Auch die Umstände des vorliegenden Falles führen zu keiner anderen Einschätzung der angegriffenen Regelung. Auf welche Weise der Betriebsrat von der Möglichkeit der Mitwirkung Gebrauch macht, ist einerseits Sache des - betriebsverfassungsrechtlich einzuordnenden - Verhältnisses zwischen Betriebsinhaber (Arbeitgeber) und Arbeitnehmerschaft, andererseits aber ein Problem des - gleichfalls betriebsverfassungsrechtlich geordneten - Verhältnisses zwischen dem einzelnen Arbeitnehmer und der gesamten Arbeitnehmerschaft.
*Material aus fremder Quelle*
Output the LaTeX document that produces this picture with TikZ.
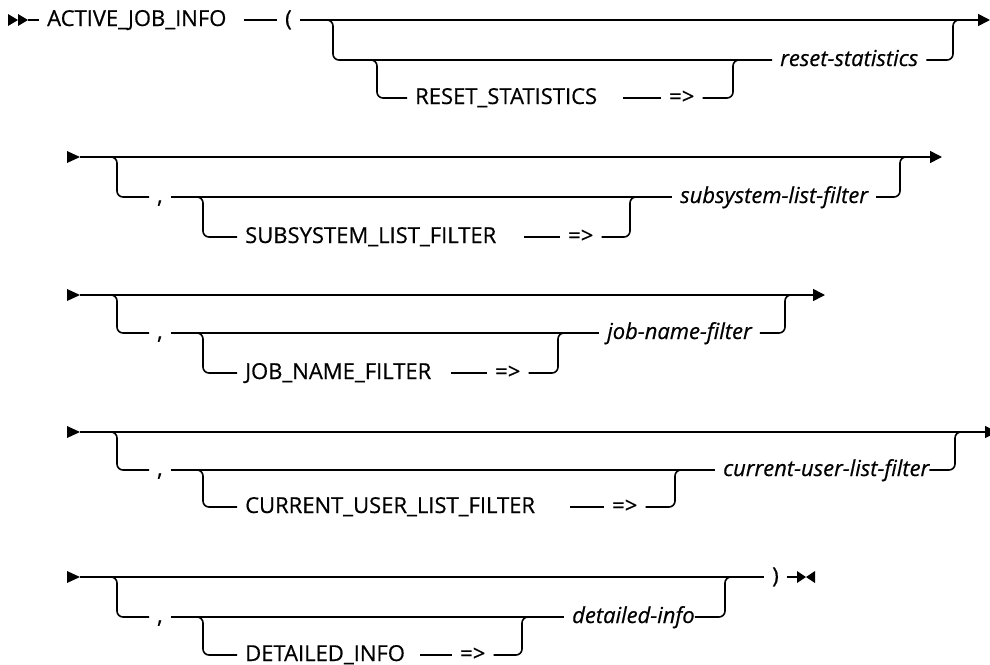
\documentclass[tikz,border=0pt]{standalone}
\usepackage{fontspec}
\setmainfont{Open Sans}[UprightFeatures={FakeBold=0.5}, ItalicFeatures={FakeBold=0.5}]
\usepackage{tikz}
\usetikzlibrary{arrows.meta}
\tikzstyle{rail}=[line width=1.6pt, rounded corners=6pt]
\tikzstyle{kw}=[anchor=west, inner xsep=8pt, inner ysep=0pt, text height=12pt, text depth=0pt,% text sits on the rail
font=\fontsize{22}{24}\selectfont]
\tikzstyle{var}=[kw, font=\fontsize{22}{24}\selectfont\itshape]
\tikzstyle{endarr}=[-{Triangle[length=12pt,width=12pt]}]
\begin{document}
\begin{tikzpicture}[x=1pt,y=-1pt]
\useasboundingbox (0,0) rectangle (990,664);
% row 1
\fill (8,14) -- (18,20) -- (8,26) -- cycle;
\fill (18,14) -- (28,20) -- (18,26) -- cycle;
\coordinate (s1) at (28,20);
\node[kw] (active) at (39,20) {ACTIVE\_JOB\_INFO};
\node[kw] (lpar) at (277,20) {(};
\node[var] (rs) at (772,60) {reset-statistics};
\node[kw] (kwReset) at (407,98) {RESET\_STATISTICS};
\node[kw] (op1) at (661,98) {=>};
\coordinate (d1) at (333,20);
\coordinate (d2) at (377,60);
\coordinate (u1) at (953,20);
\coordinate (u2) at (733,60);
\coordinate (e1) at (990,20);
\draw[rail] (s1) -- (active.west);
\draw[rail, shorten <=9pt] (active.east) -- (lpar.west);
\draw[rail, endarr] (lpar.east) -- (e1);
\draw[rail] ([xshift=-8pt]d1) -- (d1) |- (rs.west);
\draw[rail] ([xshift=-8pt]d2) -- (d2) |- (kwReset.west);
\draw[rail, shorten <=18pt] (kwReset.east) -- (op1.west);
\draw[rail] (op1.east) -| (u2) -- ([xshift=8pt]u2);
\draw[rail] (rs.east) -| (u1) -- ([xshift=8pt]u1);
% row 2
\fill (67,151) -- (80,157) -- (67,163) -- cycle;
\coordinate (b2) at (80,157);
\node[kw] (c2) at (149,197) {,};
\node[var] (ssf) at (672,197) {subsystem-list-filter};
\node[kw] (kwSub) at (237,237) {SUBSYSTEM\_LIST\_FILTER};
\node[kw] (op2) at (560,237) {=>};
\coordinate (d3) at (117,157);
\coordinate (d4) at (203,197);
\coordinate (u3) at (900,157);
\coordinate (u4) at (630,197);
\coordinate (e2) at (942,157);
\draw[rail, endarr] (b2) -- (e2);
\draw[rail] ([xshift=-8pt]d3) -- (d3) |- (c2.west);
\draw[rail] (c2.east) -- (ssf.west);
\draw[rail] ([xshift=-8pt]d4) -- (d4) |- (kwSub.west);
\draw[rail, shorten <=20pt] (kwSub.east) -- (op2.west);
\draw[rail] (op2.east) -| (u4) -- ([xshift=8pt]u4);
\draw[rail] (ssf.east) -| (u3) -- ([xshift=8pt]u3);
% row 3
\fill (67,289) -- (80,295) -- (67,301) -- cycle;
\coordinate (b3) at (80,295);
\node[kw] (c3) at (149,333) {,};
\node[var] (jnf) at (599,333) {job-name-filter};
\node[kw] (kwJob) at (237,373) {JOB\_NAME\_FILTER};
\node[kw] (op3) at (487,373) {=>};
\coordinate (d5) at (117,295);
\coordinate (d6) at (203,333);
\coordinate (u5) at (785,295);
\coordinate (u6) at (558,333);
\coordinate (e3) at (825,295);
\draw[rail, endarr] (b3) -- (e3);
\draw[rail] ([xshift=-8pt]d5) -- (d5) |- (c3.west);
\draw[rail] (c3.east) -- (jnf.west);
\draw[rail] ([xshift=-8pt]d6) -- (d6) |- (kwJob.west);
\draw[rail, shorten <=12pt] (kwJob.east) -- (op3.west);
\draw[rail] (op3.east) -| (u6) -- ([xshift=8pt]u6);
\draw[rail] (jnf.east) -| (u5) -- ([xshift=8pt]u5);
% row 4
\fill (67,426) -- (80,432) -- (67,438) -- cycle;
\coordinate (b4) at (80,432);
\node[kw] (c4) at (149,470) {,};
\node[var] (culf) at (715,470) {current-user-list-filter};
\node[kw] (kwCur) at (237,507) {CURRENT\_USER\_LIST\_FILTER};
\node[kw] (op4) at (604,507) {=>};
\coordinate (d7) at (117,432);
\coordinate (d8) at (203,470);
\coordinate (u7) at (955,432);
\coordinate (u8) at (675,470);
\coordinate (e4) at (997,432);
\draw[rail, endarr] (b4) -- (e4);
\draw[rail] ([xshift=-8pt]d7) -- (d7) |- (c4.west);
\draw[rail] (c4.east) -- (culf.west);
\draw[rail] ([xshift=-8pt]d8) -- (d8) |- (kwCur.west);
\draw[rail, shorten <=27pt] (kwCur.east) -- (op4.west);
\draw[rail] (op4.east) -| (u8) -- ([xshift=8pt]u8);
\draw[rail] ([xshift=-8pt]culf.east) -| (u7) -- ([xshift=8pt]u7);
% row 5
\fill (67,571) -- (80,577) -- (67,583) -- cycle;
\coordinate (b5) at (80,577);
\node[kw] (c5) at (149,617) {,};
\node[var] (dinf) at (564,617) {detailed-info};
\node[kw] (kwDet) at (237,655) {DETAILED\_INFO};
\node[kw] (op5) at (452,655) {=>};
\node[kw] (rpar) at (764,577) {)};
\coordinate (d9) at (117,577);
\coordinate (d10) at (203,617);
\coordinate (u9) at (725,577);
\coordinate (u10) at (522,617);
\coordinate (f5) at (797,577);
\draw[rail] (b5) -- (rpar.west);
\draw[rail] (rpar.east) -- (f5);
\fill (797,571) -- (806,577) -- (797,583) -- cycle;
\fill (815,571) -- (806,577) -- (815,583) -- cycle;
\draw[rail] ([xshift=-8pt]d9) -- (d9) |- (c5.west);
\draw[rail] (c5.east) -- (dinf.west);
\draw[rail] ([xshift=-8pt]d10) -- (d10) |- (kwDet.west);
\draw[rail, shorten <=7pt] (kwDet.east) -- (op5.west);
\draw[rail] (op5.east) -| (u10) -- ([xshift=8pt]u10);
\draw[rail] ([xshift=-8pt]dinf.east) -| (u9) -- ([xshift=8pt]u9);
\end{tikzpicture}
\end{document}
Daß der Betriebsrat bei Ausübung seiner Befugnisse die Interessen des Gekündigten anderen Interessen hintanstellen kann, ist im Hinblick auf die Einbettung des einzelnen Arbeitsverhältnisses in eine Vielzahl solcher Verhältnisse (innerhalb des Betriebes) und die zwischen ihnen bestehenden wechselseitigen Beziehungen und Auswirkungen verfassungsrechtlich unbedenklich. Es ist grundsätzlich eine Frage rechtspolitischer Gestaltung, wie die verschiedenen Interessen ins Verhältnis gesetzt werden und welcher Einfluß dem einzelnen Arbeitnehmer dabei auf die Gestion der Organe der Arbeitnehmerschaft eingeräumt wird.

Es bleibt dem Gesetzgeber auch überlassen, welche formellen Anforderungen er an die Wirksamkeit von Mitbestimmungsakten stellt.

2. Die Beschwerde räumt ausdrücklich ein, daß der angefochtene Bescheid mit §105 ArbVG in Einklang steht. Angesichts der verfassungsrechtlichen Unbedenklichkeit der Vorschrift kann sich der Gerichtshof infolgedessen mit der Feststellung begnügen, daß auch dem Vollzug keine Verfassungswidrigkeit anzulasten ist.

Die Bf. wurde durch den angefochtenen Bescheid also offenkundig weder in einem verfassungsgesetzlich gewährleisteten Recht noch wegen Anwendung einer rechtswidrigen generellen Norm in sonstigen Rechten verletzt. Die Beschwerde ist abzuweisen (§19 Abs4 Z1 VerfGG idF BGBl. 297/1984).